Ce n’est pas la première fois, depuis l’indépendance, que des forces paramilitaires se singularisent par leur brutalité. Mais jusqu’à présent, ce sont plutôt les marges du pays qui la subissaient. «Le Conseil militaire de transition est constitué en partie de militaires, selon le chercheur Jean-Baptiste Gallopin, mais aussi des forces de soutien rapide, qui sont une milice paramilitaire tribale faisant l’objet d’un grand mépris de la part d’une grande partie des officiers de l’armée. Ces forces de soutien rapide ont été les principales forces déployées dans la répression du sit-in. Et aujourd’hui, on fait face à un réel risque que le régime se divise de manière violente». A Khartoum, un tel déchaînement contre des civils est inédit et d’autant plus choquant que la ville passait pour une des plus paisibles et moins dangereuses en Afrique, selon Marc Goutalier, consultant à l’Observatoire des pays arabes (OPA). Ces hommes se comportent en miliciens et ont recours aux méthodes utilisées par les forces paramilitaires soudanaises depuis des décennies, dans les différentes guerres menées par le pouvoir central soudanais. L’extrême violence aveugle, les tueries, les pillages, les viols: voilà ce qu’ont fait, depuis les années 1980, les Forces de défense populaire (FDP) ou les miliciens Murahilin dans ce qui était alors le lointain Soudan du Sud; et aussi ce qu’ont fait, à partir des années 2000, les janjawids au Darfour. Les RSF, qui en sont les descendants directs, l’infligent à la capitale soudanaise depuis lundi 3 juin. Des bandes paramilitaires, intégrées en théorie dans les forces armées, mais disposant d’une autonomie, de leurs propres armes et de leurs financements, traitent leur capitale comme une zone insurgée à mater.
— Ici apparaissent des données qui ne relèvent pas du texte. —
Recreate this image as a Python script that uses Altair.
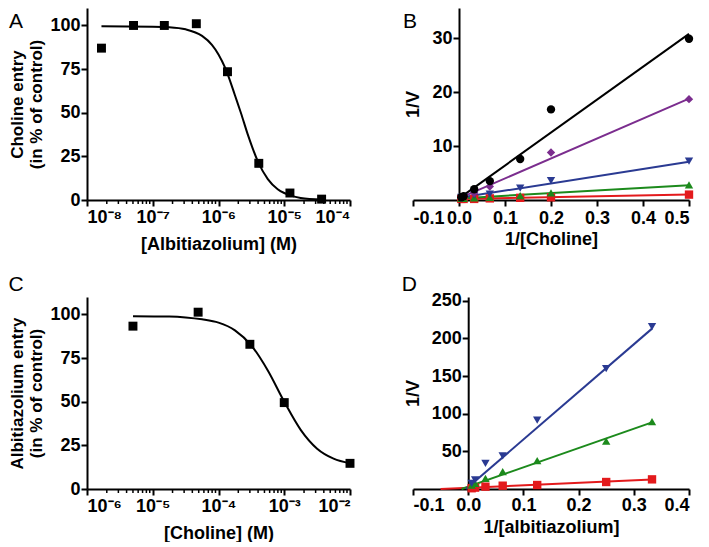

Pour le moment, la situation au Soudan n’a pas ému l’opinion internationale. Mais le risque de déstabilisation du pays inquiète un certain nombre de capitales.
L’Egypte a été très active dans le processus ayant abouti à la chute d’Omar el-Béchir. Mais elle veut un Soudan stable, tenu, contrôlé par des gens «sûrs». C’est également le cas de l’Arabie saoudite qui ne voyait pas d’un bon œil l’extension d’un mouvement de contestation, dont on ne peut par définition savoir jusqu’où il peut aller. Il y a un fort contingent soudanais dans l’alliance militaire que dirigent les Saoudites au Yémen. Les Emirats arabes unis sont sur la même ligne: pas question d’ouvrir les vannes à une vague démocratique incontrôlable.
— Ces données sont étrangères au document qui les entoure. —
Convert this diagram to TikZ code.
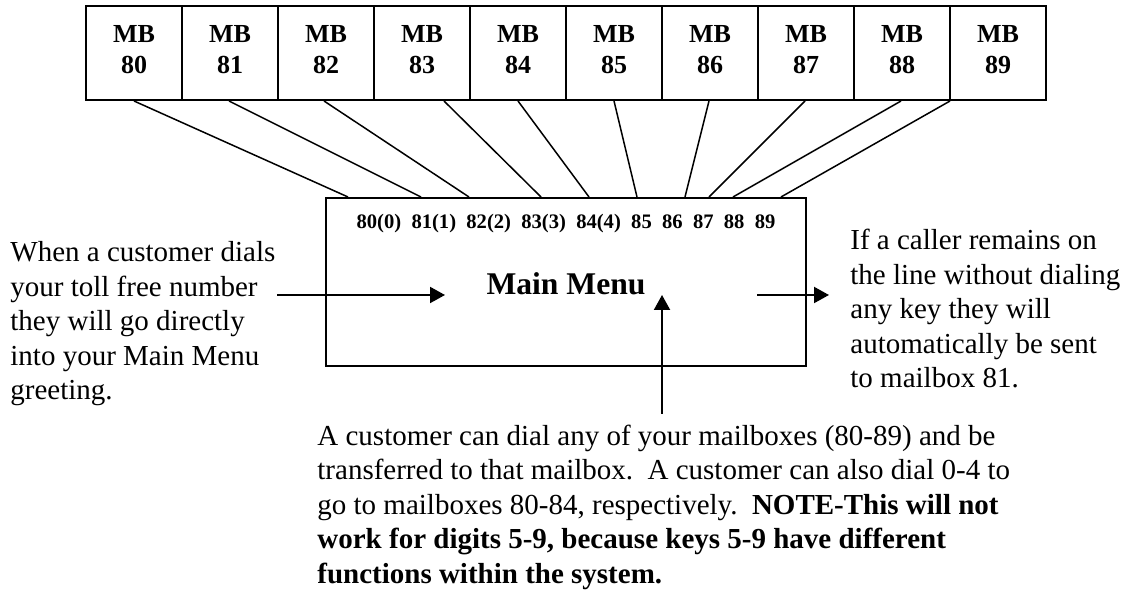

Le Soudan, cependant, est suspendu par l’OUA. Le Conseil de paix et sécurité de l’Union africaine a suspendu le Soudan, jeudi 6 juin, jusqu’à la remise effective des clefs de la transition à une autorité dirigée par des civils. Cette décision est la stricte application des textes de l’organisation panafricaine en cas de coup d’Etat. «Nous décidons en tant que Conseil de suspendre, à compter de ce jour, la participation de la République du Soudan à toutes les activités de l’Union africaine, jusqu’à la mise en place effective d’une autorité civile de transition, qui est la seule voie pour sortir de la crise actuelle».
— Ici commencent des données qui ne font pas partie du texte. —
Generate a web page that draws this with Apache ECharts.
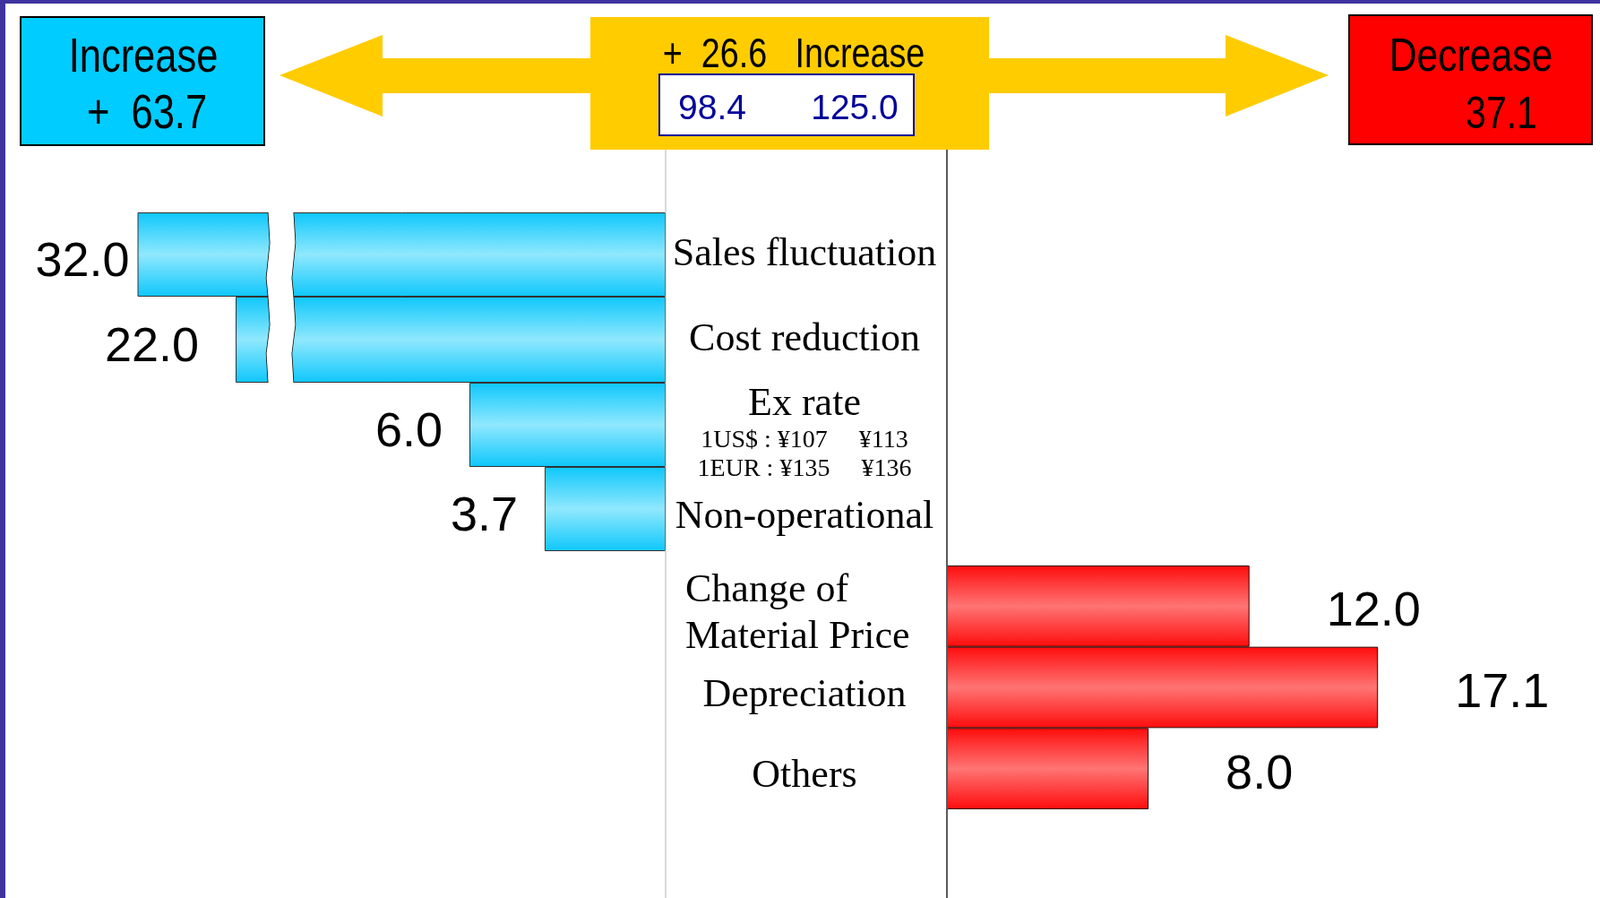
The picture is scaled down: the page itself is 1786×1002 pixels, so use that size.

Pour le chercheur Jean-Baptiste Gallopin, il s’agit d’une position de principe pour l’UA qui rejette tout pouvoir militaire. «Par ailleurs, précise-t-il, il faut tenir compte du fait que le régime lui-même est divisé… Aujourd’hui, on n’est plus dans une position où le Conseil militaire de transition peut se prévaloir d’une légitimité. Il porte la responsabilité collective des événements qui ont eu lieu ces derniers jours et cette escalade, d’un point de vue politique, est très risquée puisque, aujourd’hui, l’opposition refuse, bien entendu, de négocier avec le Conseil militaire de transition. Ce qui veut dire que la seule manière que le Conseil va avoir de se maintenir, c’est d’utiliser la répression».
Les prochaines semaines pourraient mener à une spirale de la violence et au chaos, chaque partie campant sur ses positions. Selon une note du cabinet d’analyse américain Soufan Group, publiée mardi 4 juin, il existe une similitude entre la situation soudanaise et «les manifestations du Printemps arabe qui se sont transformées en insurrections» globales, l’exemple le plus dramatique étant la Syrie. «Il y a un vrai risque que la situation dégénère en une guerre civile», ajoute le Soufan Group.